» **What is required**
Copy all lines below exactly as written. Leave pictures out.

▶

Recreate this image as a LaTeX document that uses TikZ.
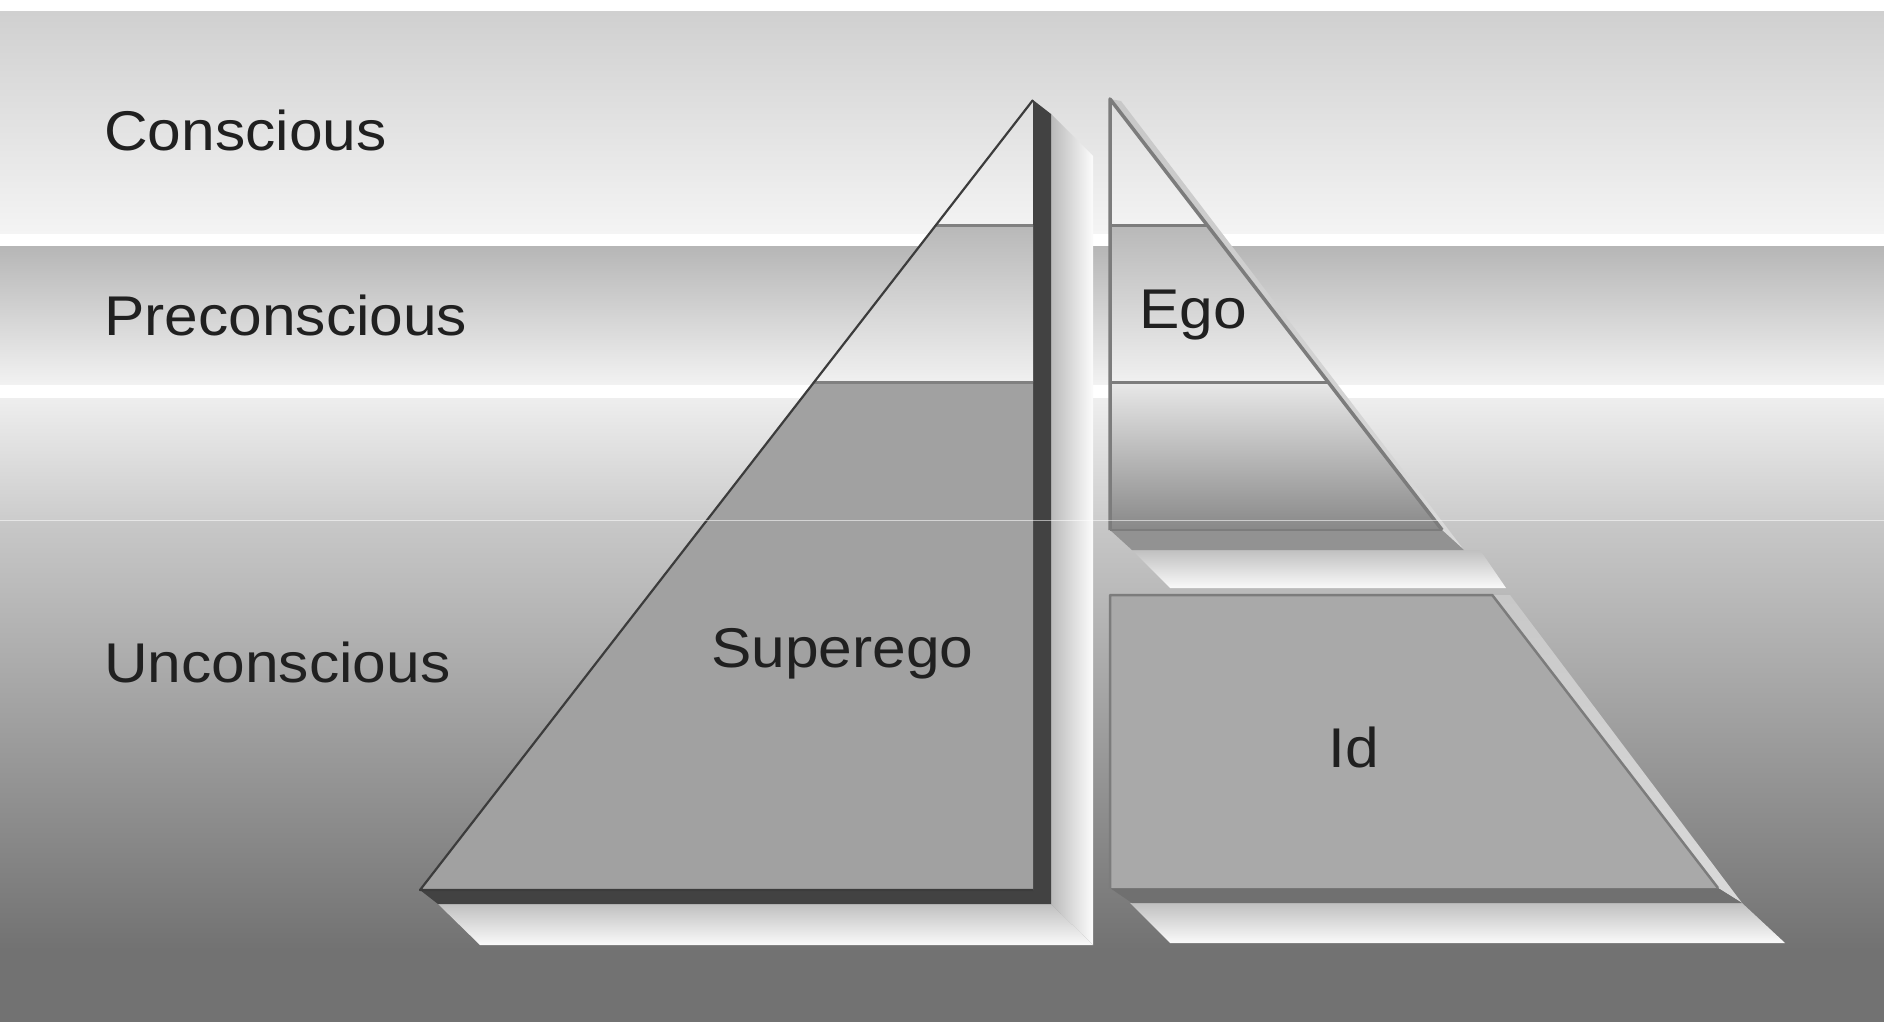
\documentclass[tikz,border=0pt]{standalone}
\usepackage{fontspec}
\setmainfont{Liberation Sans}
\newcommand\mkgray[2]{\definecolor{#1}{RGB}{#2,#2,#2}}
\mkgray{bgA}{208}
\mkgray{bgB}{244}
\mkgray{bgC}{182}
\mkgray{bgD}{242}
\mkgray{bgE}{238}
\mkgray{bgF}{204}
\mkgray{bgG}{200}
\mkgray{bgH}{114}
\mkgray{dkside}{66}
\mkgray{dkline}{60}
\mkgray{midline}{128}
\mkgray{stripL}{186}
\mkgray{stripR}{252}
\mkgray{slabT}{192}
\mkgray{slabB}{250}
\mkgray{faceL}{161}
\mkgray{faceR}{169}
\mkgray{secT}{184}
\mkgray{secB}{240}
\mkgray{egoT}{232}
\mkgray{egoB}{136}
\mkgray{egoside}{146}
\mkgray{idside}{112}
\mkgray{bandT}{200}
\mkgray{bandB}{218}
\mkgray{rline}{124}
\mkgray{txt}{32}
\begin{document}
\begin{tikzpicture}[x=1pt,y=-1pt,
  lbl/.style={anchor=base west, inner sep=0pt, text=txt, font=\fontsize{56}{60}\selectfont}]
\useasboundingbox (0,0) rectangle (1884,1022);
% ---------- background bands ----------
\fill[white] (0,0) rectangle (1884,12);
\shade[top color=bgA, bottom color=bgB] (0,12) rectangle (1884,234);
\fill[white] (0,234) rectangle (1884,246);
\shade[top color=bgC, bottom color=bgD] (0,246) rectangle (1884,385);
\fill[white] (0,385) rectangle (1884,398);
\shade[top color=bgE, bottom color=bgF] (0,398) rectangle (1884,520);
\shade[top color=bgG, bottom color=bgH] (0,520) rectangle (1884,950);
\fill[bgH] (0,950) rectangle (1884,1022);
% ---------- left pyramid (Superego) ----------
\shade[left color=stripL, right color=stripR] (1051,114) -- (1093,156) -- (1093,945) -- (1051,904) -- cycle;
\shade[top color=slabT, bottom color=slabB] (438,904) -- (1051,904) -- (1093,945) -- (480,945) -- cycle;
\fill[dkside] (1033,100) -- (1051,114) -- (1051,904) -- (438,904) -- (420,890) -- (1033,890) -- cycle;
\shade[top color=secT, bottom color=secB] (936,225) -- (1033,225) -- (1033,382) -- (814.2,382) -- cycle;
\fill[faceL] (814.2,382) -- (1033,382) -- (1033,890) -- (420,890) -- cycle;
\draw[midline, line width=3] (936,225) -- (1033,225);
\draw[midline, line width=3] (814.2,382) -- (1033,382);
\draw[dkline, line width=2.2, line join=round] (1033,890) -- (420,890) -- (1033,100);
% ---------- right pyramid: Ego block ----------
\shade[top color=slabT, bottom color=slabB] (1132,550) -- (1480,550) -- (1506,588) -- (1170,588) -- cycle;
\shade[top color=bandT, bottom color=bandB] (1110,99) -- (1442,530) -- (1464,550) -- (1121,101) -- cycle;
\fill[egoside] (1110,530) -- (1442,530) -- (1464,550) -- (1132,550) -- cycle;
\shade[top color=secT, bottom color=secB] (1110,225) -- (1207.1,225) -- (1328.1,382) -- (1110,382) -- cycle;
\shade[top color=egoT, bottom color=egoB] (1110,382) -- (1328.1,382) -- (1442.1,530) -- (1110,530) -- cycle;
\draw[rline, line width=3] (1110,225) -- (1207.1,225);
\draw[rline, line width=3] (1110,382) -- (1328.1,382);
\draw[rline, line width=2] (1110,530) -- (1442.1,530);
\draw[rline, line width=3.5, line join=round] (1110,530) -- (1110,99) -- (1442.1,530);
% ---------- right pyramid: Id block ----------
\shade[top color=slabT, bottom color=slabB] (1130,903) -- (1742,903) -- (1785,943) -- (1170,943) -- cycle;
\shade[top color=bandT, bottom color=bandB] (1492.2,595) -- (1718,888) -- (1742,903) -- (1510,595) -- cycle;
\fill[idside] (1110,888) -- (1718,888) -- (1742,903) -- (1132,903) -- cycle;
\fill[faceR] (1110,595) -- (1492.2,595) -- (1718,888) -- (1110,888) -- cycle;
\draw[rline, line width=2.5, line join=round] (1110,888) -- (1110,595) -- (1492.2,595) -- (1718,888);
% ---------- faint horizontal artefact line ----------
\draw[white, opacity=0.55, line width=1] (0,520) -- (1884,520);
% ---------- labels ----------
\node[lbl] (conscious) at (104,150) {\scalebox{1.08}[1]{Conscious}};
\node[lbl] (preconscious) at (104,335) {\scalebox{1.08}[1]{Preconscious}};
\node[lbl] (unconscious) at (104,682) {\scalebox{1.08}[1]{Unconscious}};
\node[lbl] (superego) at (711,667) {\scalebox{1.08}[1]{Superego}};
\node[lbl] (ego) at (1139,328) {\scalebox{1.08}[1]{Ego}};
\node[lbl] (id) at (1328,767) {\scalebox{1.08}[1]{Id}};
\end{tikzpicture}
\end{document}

◀

» **Answer to this exercise**
Recreate this image as a LaTeX document that uses TikZ.
\documentclass[tikz,border=0pt]{standalone}
\usepackage{fontspec}
\setmainfont{Liberation Sans}
\newcommand\mkgray[2]{\definecolor{#1}{RGB}{#2,#2,#2}}
\mkgray{bgA}{208}
\mkgray{bgB}{244}
\mkgray{bgC}{182}
\mkgray{bgD}{242}
\mkgray{bgE}{238}
\mkgray{bgF}{204}
\mkgray{bgG}{200}
\mkgray{bgH}{114}
\mkgray{dkside}{66}
\mkgray{dkline}{60}
\mkgray{midline}{128}
\mkgray{stripL}{186}
\mkgray{stripR}{252}
\mkgray{slabT}{192}
\mkgray{slabB}{250}
\mkgray{faceL}{161}
\mkgray{faceR}{169}
\mkgray{secT}{184}
\mkgray{secB}{240}
\mkgray{egoT}{232}
\mkgray{egoB}{136}
\mkgray{egoside}{146}
\mkgray{idside}{112}
\mkgray{bandT}{200}
\mkgray{bandB}{218}
\mkgray{rline}{124}
\mkgray{txt}{32}
\begin{document}
\begin{tikzpicture}[x=1pt,y=-1pt,
  lbl/.style={anchor=base west, inner sep=0pt, text=txt, font=\fontsize{56}{60}\selectfont}]
\useasboundingbox (0,0) rectangle (1884,1022);
% ---------- background bands ----------
\fill[white] (0,0) rectangle (1884,12);
\shade[top color=bgA, bottom color=bgB] (0,12) rectangle (1884,234);
\fill[white] (0,234) rectangle (1884,246);
\shade[top color=bgC, bottom color=bgD] (0,246) rectangle (1884,385);
\fill[white] (0,385) rectangle (1884,398);
\shade[top color=bgE, bottom color=bgF] (0,398) rectangle (1884,520);
\shade[top color=bgG, bottom color=bgH] (0,520) rectangle (1884,950);
\fill[bgH] (0,950) rectangle (1884,1022);
% ---------- left pyramid (Superego) ----------
\shade[left color=stripL, right color=stripR] (1051,114) -- (1093,156) -- (1093,945) -- (1051,904) -- cycle;
\shade[top color=slabT, bottom color=slabB] (438,904) -- (1051,904) -- (1093,945) -- (480,945) -- cycle;
\fill[dkside] (1033,100) -- (1051,114) -- (1051,904) -- (438,904) -- (420,890) -- (1033,890) -- cycle;
\shade[top color=secT, bottom color=secB] (936,225) -- (1033,225) -- (1033,382) -- (814.2,382) -- cycle;
\fill[faceL] (814.2,382) -- (1033,382) -- (1033,890) -- (420,890) -- cycle;
\draw[midline, line width=3] (936,225) -- (1033,225);
\draw[midline, line width=3] (814.2,382) -- (1033,382);
\draw[dkline, line width=2.2, line join=round] (1033,890) -- (420,890) -- (1033,100);
% ---------- right pyramid: Ego block ----------
\shade[top color=slabT, bottom color=slabB] (1132,550) -- (1480,550) -- (1506,588) -- (1170,588) -- cycle;
\shade[top color=bandT, bottom color=bandB] (1110,99) -- (1442,530) -- (1464,550) -- (1121,101) -- cycle;
\fill[egoside] (1110,530) -- (1442,530) -- (1464,550) -- (1132,550) -- cycle;
\shade[top color=secT, bottom color=secB] (1110,225) -- (1207.1,225) -- (1328.1,382) -- (1110,382) -- cycle;
\shade[top color=egoT, bottom color=egoB] (1110,382) -- (1328.1,382) -- (1442.1,530) -- (1110,530) -- cycle;
\draw[rline, line width=3] (1110,225) -- (1207.1,225);
\draw[rline, line width=3] (1110,382) -- (1328.1,382);
\draw[rline, line width=2] (1110,530) -- (1442.1,530);
\draw[rline, line width=3.5, line join=round] (1110,530) -- (1110,99) -- (1442.1,530);
% ---------- right pyramid: Id block ----------
\shade[top color=slabT, bottom color=slabB] (1130,903) -- (1742,903) -- (1785,943) -- (1170,943) -- cycle;
\shade[top color=bandT, bottom color=bandB] (1492.2,595) -- (1718,888) -- (1742,903) -- (1510,595) -- cycle;
\fill[idside] (1110,888) -- (1718,888) -- (1742,903) -- (1132,903) -- cycle;
\fill[faceR] (1110,595) -- (1492.2,595) -- (1718,888) -- (1110,888) -- cycle;
\draw[rline, line width=2.5, line join=round] (1110,888) -- (1110,595) -- (1492.2,595) -- (1718,888);
% ---------- faint horizontal artefact line ----------
\draw[white, opacity=0.55, line width=1] (0,520) -- (1884,520);
% ---------- labels ----------
\node[lbl] (conscious) at (104,150) {\scalebox{1.08}[1]{Conscious}};
\node[lbl] (preconscious) at (104,335) {\scalebox{1.08}[1]{Preconscious}};
\node[lbl] (unconscious) at (104,682) {\scalebox{1.08}[1]{Unconscious}};
\node[lbl] (superego) at (711,667) {\scalebox{1.08}[1]{Superego}};
\node[lbl] (ego) at (1139,328) {\scalebox{1.08}[1]{Ego}};
\node[lbl] (id) at (1328,767) {\scalebox{1.08}[1]{Id}};
\end{tikzpicture}
\end{document}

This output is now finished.